Testing only for not-null and unique. These are the minimum. Accepted-values, relationship, and custom expression tests are what catch real data quality issues.
Circular source definitions. Defining a staging model as a source of another staging model (instead of using ref()) breaks lineage tracking and creates hidden dependencies.
Giant models. A model with 500 lines of SQL doing 15 joins is not a model — it's a monolith. Break it into intermediate models. Future debuggers will thank you.

The one dbt feature most projects underuse: dbt docs generate and dbt docs serve. A documented, auto-generated data catalog with lineage graphs, column descriptions, and test coverage is a significant data governance artifact — and it's free if you write YAML descriptions. The organizations that document their dbt models in YAML have fundamentally different data literacy than those that don't.

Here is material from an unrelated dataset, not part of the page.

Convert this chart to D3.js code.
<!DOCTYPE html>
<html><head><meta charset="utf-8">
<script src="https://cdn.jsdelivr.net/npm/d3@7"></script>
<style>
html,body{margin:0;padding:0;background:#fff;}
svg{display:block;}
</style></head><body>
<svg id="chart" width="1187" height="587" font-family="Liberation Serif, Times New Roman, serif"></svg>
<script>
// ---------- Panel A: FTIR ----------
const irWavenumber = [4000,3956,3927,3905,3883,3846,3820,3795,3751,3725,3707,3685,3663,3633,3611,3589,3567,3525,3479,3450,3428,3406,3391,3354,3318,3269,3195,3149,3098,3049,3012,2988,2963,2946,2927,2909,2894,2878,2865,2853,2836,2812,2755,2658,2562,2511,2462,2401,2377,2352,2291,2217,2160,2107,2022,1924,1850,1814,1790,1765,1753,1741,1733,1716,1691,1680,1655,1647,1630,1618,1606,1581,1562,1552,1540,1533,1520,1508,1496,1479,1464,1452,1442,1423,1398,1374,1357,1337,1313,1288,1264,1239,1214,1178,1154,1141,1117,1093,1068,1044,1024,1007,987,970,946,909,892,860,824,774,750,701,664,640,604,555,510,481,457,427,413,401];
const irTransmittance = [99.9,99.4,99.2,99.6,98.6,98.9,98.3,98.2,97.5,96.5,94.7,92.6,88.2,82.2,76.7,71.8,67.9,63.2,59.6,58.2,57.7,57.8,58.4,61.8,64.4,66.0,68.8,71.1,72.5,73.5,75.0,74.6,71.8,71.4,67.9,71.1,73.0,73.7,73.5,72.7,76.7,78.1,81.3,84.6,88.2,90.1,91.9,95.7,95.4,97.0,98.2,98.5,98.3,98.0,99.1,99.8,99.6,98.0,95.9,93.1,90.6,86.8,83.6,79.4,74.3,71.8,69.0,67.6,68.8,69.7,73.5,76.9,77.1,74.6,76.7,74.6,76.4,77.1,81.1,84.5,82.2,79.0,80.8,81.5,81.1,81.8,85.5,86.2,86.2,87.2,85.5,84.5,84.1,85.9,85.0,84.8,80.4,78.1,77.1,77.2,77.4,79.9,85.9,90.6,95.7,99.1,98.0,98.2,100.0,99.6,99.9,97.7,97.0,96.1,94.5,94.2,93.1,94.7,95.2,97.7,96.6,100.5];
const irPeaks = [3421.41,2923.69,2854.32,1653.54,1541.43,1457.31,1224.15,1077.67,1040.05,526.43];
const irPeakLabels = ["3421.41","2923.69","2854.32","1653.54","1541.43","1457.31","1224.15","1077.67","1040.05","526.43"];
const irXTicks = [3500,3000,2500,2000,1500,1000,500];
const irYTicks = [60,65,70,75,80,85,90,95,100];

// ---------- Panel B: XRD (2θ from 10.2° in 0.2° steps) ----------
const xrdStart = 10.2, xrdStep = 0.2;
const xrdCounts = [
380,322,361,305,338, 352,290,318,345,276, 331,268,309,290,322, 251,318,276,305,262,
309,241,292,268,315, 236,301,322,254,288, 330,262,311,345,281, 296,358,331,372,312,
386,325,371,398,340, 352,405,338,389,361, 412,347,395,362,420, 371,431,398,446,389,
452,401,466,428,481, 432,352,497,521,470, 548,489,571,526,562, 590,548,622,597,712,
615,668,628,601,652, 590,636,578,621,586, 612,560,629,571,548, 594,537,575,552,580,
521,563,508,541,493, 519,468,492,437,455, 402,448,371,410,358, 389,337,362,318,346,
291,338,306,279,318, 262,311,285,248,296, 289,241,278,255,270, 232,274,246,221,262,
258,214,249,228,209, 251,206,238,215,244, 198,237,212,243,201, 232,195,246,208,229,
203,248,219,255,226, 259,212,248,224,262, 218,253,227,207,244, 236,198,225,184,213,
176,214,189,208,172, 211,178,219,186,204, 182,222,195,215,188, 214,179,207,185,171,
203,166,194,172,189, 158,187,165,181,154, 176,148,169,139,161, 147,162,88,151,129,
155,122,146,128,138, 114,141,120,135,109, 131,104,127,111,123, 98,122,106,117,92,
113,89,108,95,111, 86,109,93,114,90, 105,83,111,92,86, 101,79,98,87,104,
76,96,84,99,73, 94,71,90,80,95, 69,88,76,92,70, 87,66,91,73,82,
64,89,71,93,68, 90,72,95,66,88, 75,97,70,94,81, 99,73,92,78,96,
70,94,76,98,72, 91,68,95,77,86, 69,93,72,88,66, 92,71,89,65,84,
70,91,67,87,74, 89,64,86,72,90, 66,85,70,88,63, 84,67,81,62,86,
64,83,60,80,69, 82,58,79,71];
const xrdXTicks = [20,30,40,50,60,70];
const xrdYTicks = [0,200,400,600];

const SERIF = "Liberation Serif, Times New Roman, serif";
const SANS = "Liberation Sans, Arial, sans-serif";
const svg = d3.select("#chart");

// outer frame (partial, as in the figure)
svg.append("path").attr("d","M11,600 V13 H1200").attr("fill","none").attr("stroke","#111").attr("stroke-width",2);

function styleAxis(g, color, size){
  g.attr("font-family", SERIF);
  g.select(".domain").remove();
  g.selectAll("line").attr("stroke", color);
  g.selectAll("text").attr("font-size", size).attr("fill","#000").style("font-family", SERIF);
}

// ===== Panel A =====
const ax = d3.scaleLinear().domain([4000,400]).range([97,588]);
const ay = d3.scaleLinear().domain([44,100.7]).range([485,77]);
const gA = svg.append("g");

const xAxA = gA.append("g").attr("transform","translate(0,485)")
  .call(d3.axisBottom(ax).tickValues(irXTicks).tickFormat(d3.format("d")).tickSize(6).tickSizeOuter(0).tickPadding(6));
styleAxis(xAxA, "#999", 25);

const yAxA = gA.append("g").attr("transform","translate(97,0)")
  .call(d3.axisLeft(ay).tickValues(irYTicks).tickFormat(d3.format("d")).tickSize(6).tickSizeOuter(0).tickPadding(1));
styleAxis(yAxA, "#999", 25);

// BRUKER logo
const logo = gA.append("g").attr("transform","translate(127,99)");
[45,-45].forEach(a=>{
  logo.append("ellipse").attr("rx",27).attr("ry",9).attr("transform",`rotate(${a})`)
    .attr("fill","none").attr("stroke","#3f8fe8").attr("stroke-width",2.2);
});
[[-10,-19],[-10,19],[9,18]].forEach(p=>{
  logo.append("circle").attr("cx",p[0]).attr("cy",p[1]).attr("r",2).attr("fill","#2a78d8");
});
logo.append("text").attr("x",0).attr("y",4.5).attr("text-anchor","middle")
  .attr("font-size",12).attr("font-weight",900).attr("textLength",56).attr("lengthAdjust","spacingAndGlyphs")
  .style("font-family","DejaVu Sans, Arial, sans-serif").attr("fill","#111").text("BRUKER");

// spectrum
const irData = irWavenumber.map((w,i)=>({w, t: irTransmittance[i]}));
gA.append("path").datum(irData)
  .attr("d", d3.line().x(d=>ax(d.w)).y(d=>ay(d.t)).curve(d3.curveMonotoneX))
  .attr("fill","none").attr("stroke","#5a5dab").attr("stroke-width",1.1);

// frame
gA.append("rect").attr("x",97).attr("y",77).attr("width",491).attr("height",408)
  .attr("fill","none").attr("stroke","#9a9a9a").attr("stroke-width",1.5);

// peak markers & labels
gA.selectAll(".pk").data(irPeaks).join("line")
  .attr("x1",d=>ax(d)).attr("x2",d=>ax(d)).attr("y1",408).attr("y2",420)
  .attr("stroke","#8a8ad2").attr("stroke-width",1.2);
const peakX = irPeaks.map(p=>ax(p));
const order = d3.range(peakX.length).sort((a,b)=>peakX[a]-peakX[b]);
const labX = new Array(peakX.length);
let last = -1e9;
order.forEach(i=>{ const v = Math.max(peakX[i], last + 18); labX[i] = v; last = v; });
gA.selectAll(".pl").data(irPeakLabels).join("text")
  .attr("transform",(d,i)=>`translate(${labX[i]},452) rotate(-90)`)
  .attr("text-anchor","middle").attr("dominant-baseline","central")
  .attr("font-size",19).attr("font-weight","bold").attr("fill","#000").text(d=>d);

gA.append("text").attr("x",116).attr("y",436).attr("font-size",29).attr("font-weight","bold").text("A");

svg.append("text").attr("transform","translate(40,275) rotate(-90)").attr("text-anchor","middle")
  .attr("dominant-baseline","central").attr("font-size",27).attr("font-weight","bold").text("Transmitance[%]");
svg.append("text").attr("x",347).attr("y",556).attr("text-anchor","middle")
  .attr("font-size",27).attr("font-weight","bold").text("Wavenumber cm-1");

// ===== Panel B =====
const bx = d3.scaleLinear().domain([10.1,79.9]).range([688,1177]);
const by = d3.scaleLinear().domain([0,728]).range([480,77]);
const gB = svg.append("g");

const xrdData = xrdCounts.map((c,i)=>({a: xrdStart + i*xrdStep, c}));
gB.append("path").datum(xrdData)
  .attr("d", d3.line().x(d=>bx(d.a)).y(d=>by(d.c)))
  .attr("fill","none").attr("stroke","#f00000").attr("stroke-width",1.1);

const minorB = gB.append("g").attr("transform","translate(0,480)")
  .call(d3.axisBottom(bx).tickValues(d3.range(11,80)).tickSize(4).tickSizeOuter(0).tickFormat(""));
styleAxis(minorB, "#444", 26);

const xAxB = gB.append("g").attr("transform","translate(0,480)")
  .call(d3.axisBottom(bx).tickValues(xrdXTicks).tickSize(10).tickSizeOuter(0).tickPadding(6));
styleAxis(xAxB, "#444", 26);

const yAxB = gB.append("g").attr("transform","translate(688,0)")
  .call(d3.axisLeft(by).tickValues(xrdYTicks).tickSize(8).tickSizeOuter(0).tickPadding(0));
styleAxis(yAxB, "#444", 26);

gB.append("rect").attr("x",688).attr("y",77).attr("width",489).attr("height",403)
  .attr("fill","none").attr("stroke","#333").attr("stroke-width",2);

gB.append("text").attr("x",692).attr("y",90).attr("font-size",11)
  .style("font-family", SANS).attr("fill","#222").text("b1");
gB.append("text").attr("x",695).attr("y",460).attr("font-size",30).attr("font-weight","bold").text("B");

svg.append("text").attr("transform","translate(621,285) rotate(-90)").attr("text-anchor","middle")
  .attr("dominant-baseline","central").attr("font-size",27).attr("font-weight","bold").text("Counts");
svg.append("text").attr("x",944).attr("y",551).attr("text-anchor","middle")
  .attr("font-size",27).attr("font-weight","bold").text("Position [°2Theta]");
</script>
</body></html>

dbt Semantic Layer (MetricFlow)

dbt 1.6+ introduced the Semantic Layer (powered by MetricFlow), which lets you define metrics — not just SQL transformations — in dbt. A metric defined in dbt can be queried by BI tools (Tableau, Looker, Hex, Evidence) via a consistent interface, ensuring the number means the same thing everywhere it appears.

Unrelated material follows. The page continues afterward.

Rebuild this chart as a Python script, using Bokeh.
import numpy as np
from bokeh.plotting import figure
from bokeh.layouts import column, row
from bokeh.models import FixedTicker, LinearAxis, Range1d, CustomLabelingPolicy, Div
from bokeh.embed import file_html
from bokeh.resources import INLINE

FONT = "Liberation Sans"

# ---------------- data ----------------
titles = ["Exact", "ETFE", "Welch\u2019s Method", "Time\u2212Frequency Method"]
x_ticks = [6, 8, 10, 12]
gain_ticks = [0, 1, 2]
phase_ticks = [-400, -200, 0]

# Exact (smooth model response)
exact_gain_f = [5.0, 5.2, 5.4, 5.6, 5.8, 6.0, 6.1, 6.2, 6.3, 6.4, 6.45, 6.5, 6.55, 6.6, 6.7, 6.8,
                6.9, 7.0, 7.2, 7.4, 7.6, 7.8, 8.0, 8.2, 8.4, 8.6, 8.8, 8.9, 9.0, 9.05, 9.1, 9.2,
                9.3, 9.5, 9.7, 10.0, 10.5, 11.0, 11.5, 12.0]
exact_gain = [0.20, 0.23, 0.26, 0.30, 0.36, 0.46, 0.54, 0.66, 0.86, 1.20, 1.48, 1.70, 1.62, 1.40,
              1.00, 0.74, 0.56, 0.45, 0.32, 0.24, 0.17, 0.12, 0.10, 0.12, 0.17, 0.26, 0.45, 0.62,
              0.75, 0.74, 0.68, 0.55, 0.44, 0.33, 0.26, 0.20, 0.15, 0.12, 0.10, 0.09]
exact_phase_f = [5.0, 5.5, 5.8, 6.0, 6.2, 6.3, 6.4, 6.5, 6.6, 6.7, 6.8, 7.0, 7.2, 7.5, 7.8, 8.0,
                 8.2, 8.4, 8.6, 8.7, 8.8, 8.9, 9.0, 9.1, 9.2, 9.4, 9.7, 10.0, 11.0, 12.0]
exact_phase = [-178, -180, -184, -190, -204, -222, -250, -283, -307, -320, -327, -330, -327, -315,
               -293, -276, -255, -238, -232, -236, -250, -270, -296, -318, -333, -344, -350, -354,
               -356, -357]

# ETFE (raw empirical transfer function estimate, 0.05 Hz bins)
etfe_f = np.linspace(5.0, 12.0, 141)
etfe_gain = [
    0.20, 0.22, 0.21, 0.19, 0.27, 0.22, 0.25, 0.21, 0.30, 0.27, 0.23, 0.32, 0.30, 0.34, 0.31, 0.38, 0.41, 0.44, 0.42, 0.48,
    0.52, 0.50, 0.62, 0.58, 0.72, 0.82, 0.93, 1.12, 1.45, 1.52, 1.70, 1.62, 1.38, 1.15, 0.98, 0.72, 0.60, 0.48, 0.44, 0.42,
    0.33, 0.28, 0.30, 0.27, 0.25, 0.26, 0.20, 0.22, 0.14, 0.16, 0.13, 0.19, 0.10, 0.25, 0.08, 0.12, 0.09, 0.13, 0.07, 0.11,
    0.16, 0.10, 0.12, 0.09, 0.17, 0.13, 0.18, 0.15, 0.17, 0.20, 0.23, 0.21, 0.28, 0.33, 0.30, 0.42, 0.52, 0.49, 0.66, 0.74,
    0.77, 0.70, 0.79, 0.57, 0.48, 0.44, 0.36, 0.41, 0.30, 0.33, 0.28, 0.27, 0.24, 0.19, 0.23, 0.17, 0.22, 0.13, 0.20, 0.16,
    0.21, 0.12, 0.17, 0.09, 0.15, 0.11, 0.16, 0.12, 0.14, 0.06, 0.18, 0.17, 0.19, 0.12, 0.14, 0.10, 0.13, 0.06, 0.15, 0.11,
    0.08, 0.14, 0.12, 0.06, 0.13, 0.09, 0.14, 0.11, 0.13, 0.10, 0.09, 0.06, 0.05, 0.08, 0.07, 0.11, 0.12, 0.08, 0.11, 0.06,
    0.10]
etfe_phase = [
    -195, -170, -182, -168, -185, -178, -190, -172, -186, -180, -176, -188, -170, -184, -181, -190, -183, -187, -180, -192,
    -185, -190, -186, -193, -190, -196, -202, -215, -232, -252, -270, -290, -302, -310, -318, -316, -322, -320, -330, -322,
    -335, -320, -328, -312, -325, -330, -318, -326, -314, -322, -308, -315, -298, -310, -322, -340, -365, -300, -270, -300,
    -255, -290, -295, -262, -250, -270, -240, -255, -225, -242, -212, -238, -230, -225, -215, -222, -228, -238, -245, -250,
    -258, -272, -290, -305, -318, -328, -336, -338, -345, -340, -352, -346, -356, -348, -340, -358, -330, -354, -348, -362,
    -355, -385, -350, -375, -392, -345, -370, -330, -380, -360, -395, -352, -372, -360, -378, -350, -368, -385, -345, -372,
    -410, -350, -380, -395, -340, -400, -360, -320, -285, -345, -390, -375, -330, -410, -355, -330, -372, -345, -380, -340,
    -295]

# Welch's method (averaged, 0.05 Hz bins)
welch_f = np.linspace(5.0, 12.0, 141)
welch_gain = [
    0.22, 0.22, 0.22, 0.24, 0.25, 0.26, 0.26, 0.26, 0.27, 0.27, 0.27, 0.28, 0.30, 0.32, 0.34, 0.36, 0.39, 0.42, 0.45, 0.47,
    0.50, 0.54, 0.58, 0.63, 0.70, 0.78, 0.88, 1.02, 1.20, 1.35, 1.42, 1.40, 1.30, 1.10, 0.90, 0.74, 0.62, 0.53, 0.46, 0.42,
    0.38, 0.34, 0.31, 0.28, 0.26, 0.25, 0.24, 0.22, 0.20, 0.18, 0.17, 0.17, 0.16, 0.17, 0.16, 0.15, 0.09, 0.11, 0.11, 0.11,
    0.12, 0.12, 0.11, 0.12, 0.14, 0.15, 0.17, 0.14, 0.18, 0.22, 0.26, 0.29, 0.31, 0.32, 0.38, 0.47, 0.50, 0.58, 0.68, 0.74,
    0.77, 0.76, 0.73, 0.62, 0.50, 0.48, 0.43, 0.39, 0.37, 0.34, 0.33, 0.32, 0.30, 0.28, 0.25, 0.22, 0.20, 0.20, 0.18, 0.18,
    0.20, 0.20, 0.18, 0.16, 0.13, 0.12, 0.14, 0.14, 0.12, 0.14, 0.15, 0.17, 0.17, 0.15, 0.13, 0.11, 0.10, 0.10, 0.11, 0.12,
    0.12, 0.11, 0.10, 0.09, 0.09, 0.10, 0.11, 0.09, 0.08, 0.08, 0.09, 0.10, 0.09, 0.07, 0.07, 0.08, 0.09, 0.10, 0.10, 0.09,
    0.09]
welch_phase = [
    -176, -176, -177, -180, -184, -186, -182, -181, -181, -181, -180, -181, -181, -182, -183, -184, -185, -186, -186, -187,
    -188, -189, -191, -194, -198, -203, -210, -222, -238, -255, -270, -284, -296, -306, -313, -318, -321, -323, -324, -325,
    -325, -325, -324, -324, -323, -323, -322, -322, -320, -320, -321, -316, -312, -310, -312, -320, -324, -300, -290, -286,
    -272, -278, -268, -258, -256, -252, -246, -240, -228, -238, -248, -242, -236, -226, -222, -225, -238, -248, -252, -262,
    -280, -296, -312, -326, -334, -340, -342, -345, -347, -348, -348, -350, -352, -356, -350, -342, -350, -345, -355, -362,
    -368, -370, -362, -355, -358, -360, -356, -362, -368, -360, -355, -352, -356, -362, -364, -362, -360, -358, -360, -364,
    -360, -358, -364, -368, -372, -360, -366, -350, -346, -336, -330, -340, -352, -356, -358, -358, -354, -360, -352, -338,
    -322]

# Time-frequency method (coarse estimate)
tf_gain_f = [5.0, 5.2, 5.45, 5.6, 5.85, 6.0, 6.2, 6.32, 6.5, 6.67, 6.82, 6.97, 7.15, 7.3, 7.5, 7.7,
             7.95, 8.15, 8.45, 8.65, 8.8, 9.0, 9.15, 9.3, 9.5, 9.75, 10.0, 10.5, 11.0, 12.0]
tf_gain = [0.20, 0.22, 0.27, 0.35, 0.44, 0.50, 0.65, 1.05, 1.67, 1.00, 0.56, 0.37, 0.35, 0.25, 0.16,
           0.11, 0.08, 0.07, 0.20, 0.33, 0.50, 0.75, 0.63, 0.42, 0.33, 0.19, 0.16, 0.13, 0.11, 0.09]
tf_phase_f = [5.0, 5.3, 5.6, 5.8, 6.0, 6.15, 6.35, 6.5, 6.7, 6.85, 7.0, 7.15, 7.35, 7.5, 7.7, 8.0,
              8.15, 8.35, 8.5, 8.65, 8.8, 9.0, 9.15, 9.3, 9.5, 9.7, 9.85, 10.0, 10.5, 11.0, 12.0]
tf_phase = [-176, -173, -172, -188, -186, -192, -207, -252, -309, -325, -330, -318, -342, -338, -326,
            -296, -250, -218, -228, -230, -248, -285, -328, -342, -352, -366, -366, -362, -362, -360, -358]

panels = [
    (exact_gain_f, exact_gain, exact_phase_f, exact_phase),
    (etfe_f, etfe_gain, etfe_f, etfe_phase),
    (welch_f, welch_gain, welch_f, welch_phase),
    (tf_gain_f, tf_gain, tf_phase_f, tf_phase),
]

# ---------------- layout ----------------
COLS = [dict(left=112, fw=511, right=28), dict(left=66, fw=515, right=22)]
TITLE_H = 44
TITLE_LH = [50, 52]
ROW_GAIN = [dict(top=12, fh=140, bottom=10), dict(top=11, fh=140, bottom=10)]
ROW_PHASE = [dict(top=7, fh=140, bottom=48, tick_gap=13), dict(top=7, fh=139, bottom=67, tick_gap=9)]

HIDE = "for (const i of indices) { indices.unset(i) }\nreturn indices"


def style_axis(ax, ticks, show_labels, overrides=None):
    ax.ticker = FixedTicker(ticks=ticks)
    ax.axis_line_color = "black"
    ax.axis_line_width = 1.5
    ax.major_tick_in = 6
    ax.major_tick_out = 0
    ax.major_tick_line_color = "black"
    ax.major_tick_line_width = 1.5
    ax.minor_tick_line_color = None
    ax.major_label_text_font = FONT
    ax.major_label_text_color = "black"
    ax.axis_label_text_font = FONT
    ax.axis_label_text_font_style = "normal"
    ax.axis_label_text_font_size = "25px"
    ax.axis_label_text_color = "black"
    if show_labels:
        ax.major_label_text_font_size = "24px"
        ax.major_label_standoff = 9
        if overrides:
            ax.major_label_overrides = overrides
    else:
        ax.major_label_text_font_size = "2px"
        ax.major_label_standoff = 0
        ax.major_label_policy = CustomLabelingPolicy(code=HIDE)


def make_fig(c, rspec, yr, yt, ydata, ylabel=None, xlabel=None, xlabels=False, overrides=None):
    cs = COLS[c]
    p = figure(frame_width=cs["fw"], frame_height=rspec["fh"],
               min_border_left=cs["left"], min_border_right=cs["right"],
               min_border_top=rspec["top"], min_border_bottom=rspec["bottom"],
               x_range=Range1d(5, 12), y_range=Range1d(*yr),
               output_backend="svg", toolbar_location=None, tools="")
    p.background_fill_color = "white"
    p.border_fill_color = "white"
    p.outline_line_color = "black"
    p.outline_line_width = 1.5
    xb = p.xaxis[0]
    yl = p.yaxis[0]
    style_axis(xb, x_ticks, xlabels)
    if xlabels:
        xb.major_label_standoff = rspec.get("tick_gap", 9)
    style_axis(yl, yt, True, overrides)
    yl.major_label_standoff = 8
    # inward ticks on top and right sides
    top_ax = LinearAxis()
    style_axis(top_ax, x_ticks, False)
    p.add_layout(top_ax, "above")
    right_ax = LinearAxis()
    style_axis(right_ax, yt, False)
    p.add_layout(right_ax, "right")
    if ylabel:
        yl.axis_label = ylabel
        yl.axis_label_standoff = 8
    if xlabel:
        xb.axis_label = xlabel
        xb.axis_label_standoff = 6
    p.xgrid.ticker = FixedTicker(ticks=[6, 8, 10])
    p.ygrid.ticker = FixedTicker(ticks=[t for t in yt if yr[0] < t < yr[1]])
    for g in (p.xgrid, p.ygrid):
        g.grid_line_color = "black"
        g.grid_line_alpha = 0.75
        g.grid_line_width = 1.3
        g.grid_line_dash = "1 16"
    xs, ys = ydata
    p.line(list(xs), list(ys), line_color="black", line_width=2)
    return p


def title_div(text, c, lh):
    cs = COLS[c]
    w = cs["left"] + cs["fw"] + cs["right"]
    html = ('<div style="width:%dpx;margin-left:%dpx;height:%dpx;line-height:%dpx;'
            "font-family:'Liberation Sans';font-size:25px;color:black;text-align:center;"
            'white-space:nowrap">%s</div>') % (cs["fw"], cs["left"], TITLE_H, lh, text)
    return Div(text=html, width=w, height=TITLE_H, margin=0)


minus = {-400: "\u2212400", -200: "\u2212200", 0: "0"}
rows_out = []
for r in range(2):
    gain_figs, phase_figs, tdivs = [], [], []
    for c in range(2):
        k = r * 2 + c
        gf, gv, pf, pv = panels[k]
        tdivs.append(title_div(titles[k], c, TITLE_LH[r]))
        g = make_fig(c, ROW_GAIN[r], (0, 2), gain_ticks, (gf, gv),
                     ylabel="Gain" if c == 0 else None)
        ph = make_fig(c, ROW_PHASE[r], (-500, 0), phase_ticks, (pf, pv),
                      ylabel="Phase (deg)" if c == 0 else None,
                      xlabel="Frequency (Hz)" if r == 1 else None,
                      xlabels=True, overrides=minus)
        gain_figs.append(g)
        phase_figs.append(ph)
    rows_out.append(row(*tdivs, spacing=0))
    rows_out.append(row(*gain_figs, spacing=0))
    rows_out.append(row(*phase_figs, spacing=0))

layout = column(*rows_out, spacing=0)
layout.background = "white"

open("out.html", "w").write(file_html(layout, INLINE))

# models/metrics/revenue_metrics.yml
semantic_models:
  - name: orders
    model: ref('fct_orders')
    entities:
      - name: order
        type: primary
        expr: order_id
      - name: customer
        type: foreign
        expr: customer_id
    dimensions:
      - name: order_date
        type: time
        type_params:
          time_granularity: day
    measures:
      - name: order_total
        agg: sum
        expr: order_total

metrics:
  - name: total_revenue
    type: simple
    label: Total Revenue
    type_params:
      measure: order_total
  - name: revenue_30d
    type: cumulative
    label: Revenue (30-day rolling)
    type_params:
      measure: order_total
      window: 30 days

The Semantic Layer is dbt's answer to the "metrics are defined differently in every BI tool" problem. It's still maturing, but for teams running multiple BI tools consuming the same dbt project, it's the right architectural direction — define the metric once, query it consistently everywhere.